I've learned that for any roadblock my Pippi puts up, if I'm diligent enough, watchful enough, I can blaze a detour, setting out the orange traffic cones as I go. Sometimes the detour is not a simple curve around, but a tunnel underneath or a meandering scenic route. But I must
never just blast through the roadblock like a petulant commuter late for a meeting. That roadblock is there for a reason.
A collapsed bridge.
A downed tree.
A herd of cows.
Fear of failure: What if I can't do it right the first time.
Or fear leaving childhood, even babyhood, behind: If I can read, will you still read to me?
Or maybe plain old
play is so much more fun than
work.
But when a roadblock is thrown up, a detour is sometimes provided. Not always. Sometimes you just have to sit tight, wait for the cows to mozy on along. Waiting is
hard for me. This is why I make such a bad unschooler. I try very hard to be respectful of my childrens' inner clocks and such, but sometimes I get so impatient, looking for the detour, blazing my own if need be.
Brings me to my point. Remember
this? Oh, I was so excited. Brought those beauties home, took pictures of them, smelled them, offered them to Pippi who promptly did the same. (You must understand, we seldom purchase new books and that new book smell is oh so crisp and warm, so the smelling thing is not all that weird.)
We couldn't wait for Tommy to go down for his nap.
For three days, Pippi pounced as soon as Tommy was in his bed, Goodnight Guitar drifting to us from the nursery radio. "Can we do lessons?" she'd ask, primer in hand. I was so sure this was it - that final leap into mostly daily lessons.
Then day four. Tommy was asleep. Pippi was drawing. "Would you like to do lessons?" I asked. "In a minute," she answered. Thirty minutes later I asked again. "Ok," she said. Not quite the response I was hoping for but I took it. Our lessons were significantly shorter and they lacked the luster of previous days.
Day five. "Maybe tomorrow," she said.
Day six. Roadblock was in place.
Day seven. Today. I found my way around it. I coaxed her, with every bit of parental whining and cajoling I could muster, into sitting for a short lesson from her primer. Then we built Deep Valley, from the Betsy-Tacy books, with blocks, play silks, and a myriad of wooden figures.
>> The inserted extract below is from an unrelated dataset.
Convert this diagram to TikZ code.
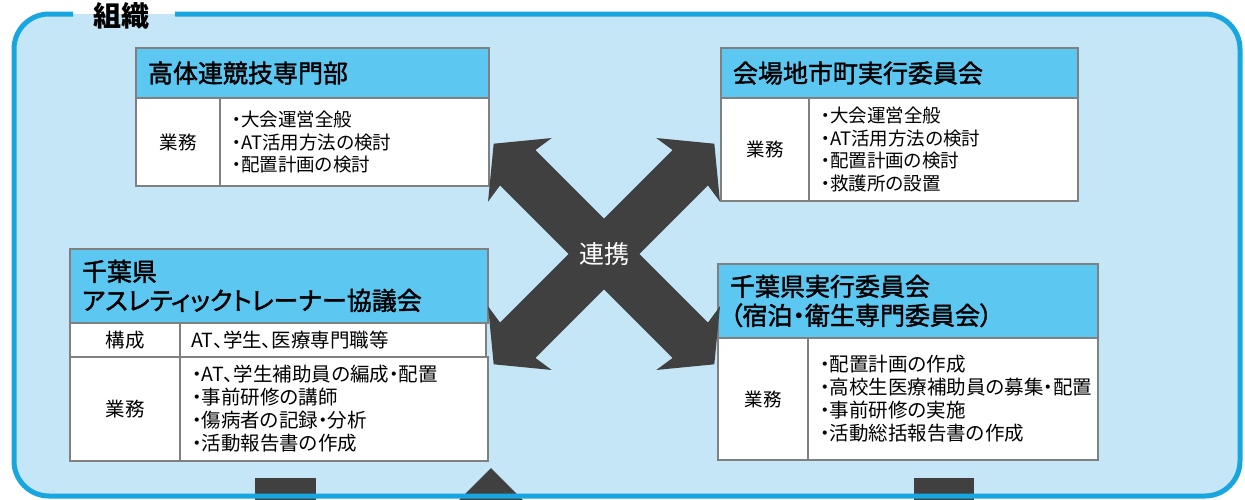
\documentclass[tikz,border=0pt]{standalone}
\usepackage{fontspec}
\setmainfont{Noto Sans CJK JP}[RawFeature=+palt]
\newfontfamily\hdrfamily{Noto Sans CJK JP}[RawFeature=+palt, FakeBold=1.6]
\definecolor{frameblue}{HTML}{17A6E0}
\definecolor{paleblue}{HTML}{C5E6F6}
\definecolor{hblue}{HTML}{5CC7F1}
\definecolor{bgray}{HTML}{808080}
\definecolor{darkarrow}{HTML}{404040}
\newcommand\hdrfont{\hdrfamily\fontsize{25}{29}\selectfont}
\newcommand\smallbody{\fontsize{18.5}{22.5}\selectfont}
\newcommand\bigbody{\fontsize{19.5}{23}\selectfont}
\begin{document}
\begin{tikzpicture}[x=1pt,y=-1pt,
  hdr/.style={draw=bgray, line width=2pt, fill=hblue, anchor=north west, inner xsep=12pt, inner ysep=0pt, align=left, font=\hdrfont},
  lcell/.style={draw=bgray, line width=2pt, fill=white, anchor=north west, inner sep=0pt, align=center},
  rcell/.style={draw=bgray, line width=2pt, fill=white, anchor=north west, inner xsep=12pt, inner ysep=0pt, align=left},
  arrowfill/.style={fill=darkarrow}
]
\useasboundingbox (0,0) rectangle (1245,499);
% frame background
\fill[paleblue, rounded corners=35pt] (14,14) rectangle (1240,496);
% bottom cut-off shapes
\begin{scope}
  \clip (0,0) rectangle (1245,499);
  \fill[darkarrow] (255,478) rectangle (316,505);
  \fill[darkarrow] (491,468) -- (530,507) -- (452,507) -- cycle;
  \fill[darkarrow] (914,478) rectangle (974,505);
\end{scope}
% frame line with gap for title
\draw[frameblue, line width=5pt, rounded corners=35pt] (175,14) -- (1240,14) -- (1240,496) -- (14,496) -- (14,14) -- (73,14);
\node[font=\bfseries\fontsize{28}{28}\selectfont, inner sep=0pt] (title) at (121,16) {組織};

% Box 1
\node[hdr, text width=329pt, minimum height=50pt] (b1h) at (135,47) {高体連競技専門部};
\node[lcell, minimum width=84pt, minimum height=88pt, font=\smallbody] (b1l) at (135,97) {業務};
\node[rcell, text width=245pt, minimum height=88pt, font=\smallbody] (b1r) at (219,97) {・大会運営全般\\・AT活用方法の検討\\・配置計画の検討};

% Box 2
\node[hdr, text width=333pt, minimum height=50pt] (b2h) at (720,47) {会場地市町実行委員会};
\node[lcell, minimum width=88pt, minimum height=103pt, font=\smallbody] (b2l) at (720,97) {業務};
\node[rcell, text width=245pt, minimum height=103pt, font=\smallbody] (b2r) at (808,97) {・大会運営全般\\・AT活用方法の検討\\・配置計画の検討\\・救護所の設置};

% Box 3
\node[hdr, text width=394pt, minimum height=74pt] (b3h) at (69,248) {千葉県\\アスレティックトレーナー協議会};
\node[lcell, minimum width=110pt, minimum height=34pt, font=\bigbody] (b3l1) at (69,322) {構成};
\node[rcell, text width=284pt, minimum height=34pt, inner xsep=11pt, font=\bigbody] (b3r1) at (179,322) {AT、学生、医療専門職等};
\node[lcell, minimum width=110pt, minimum height=104pt, font=\bigbody] (b3l2) at (69,356) {業務};
\node[rcell, text width=284pt, minimum height=104pt, font=\bigbody] (b3r2) at (179,356) {・AT、学生補助員の編成・配置\\・事前研修の講師\\・傷病者の記録・分析\\・活動報告書の作成};

% Box 4
\node[hdr, text width=356pt, minimum height=74pt] (b4h) at (717,263) {千葉県実行委員会\\（宿泊・衛生専門委員会）};
\node[lcell, minimum width=90pt, minimum height=122pt, font=\smallbody] (b4l) at (717,337) {業務};
\node[rcell, text width=266pt, minimum height=122pt, font=\bigbody] (b4r) at (807,337) {・配置計画の作成\\・高校生医療補助員の募集・配置\\・事前研修の実施\\・活動総括報告書の作成};

% cross arrows
\coordinate (c) at (604,254);
\foreach \ang in {45,-45}{
  \begin{scope}[shift={(c)}, rotate=\ang]
    \fill[arrowfill] (-156,0) -- (-119,45) -- (-122,25) -- (122,25) -- (119,45) -- (156,0)
      -- (119,-45) -- (122,-25) -- (-122,-25) -- (-119,-45) -- cycle;
  \end{scope}
}
\node[text=white, font=\fontsize{25}{25}\selectfont, inner sep=0pt] (renkei) at (c) {連携};
\end{tikzpicture}
\end{document}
Most of the action in her version of Deep Valley took place in the local school. After a while Pippi asked if we could play school. We've done this before, but this time she twisted the game a bit. She wanted to play the teacher.
Let's just say I played this game for all it was worth. And a more illiterate pupil than me you will never meet. Poor Teacher Pippi had to help me with all but the easiest of words. We stumbled through the first part of a Henry and Mudge reader. Anytime we would come across a phonetic rule unknown to Pippi, a "memory" would suddenly come to me, the student.
"Oh, teacher! I remember this one," I would say. "You told me last week - that day I wore my pink skirt with purple swirls and my yellow shoes and blue tights, oh and that was the day I threw up because I ate too much red jello - that was the day you told me that
kn says
n. The k is silent. I know that one. I know that one!"
"That's right," Pippi would say, primly and teacherly. "
Kn says
n. That word is
knew."
She may always associate
kn with red throw up, but she'll probably never forget it says
n.
So many things happened in that impromptu lesson. She learned at least three new rules. She began to recognize many difficult sight words such as would and said, reading them with ease. Lower case
b and
d finally propped up her words like a sleeper on a bed. She gained confidence. She
knew that this was play and that my reading skills surpassed hers, but for awhile we were able to suspend reality and reverse roles, allowing her feel her way around the words, sounding them out as a teacher would with a hesitant student.
Pippi may never respond to traditional lessons stripped of fun and games, at least not in childhood. And that's ok. You meet a child where she is. Sometimes that means waiting. But sometimes it means taking your forehead off of the horn, getting out of the car and leaving the beaten path.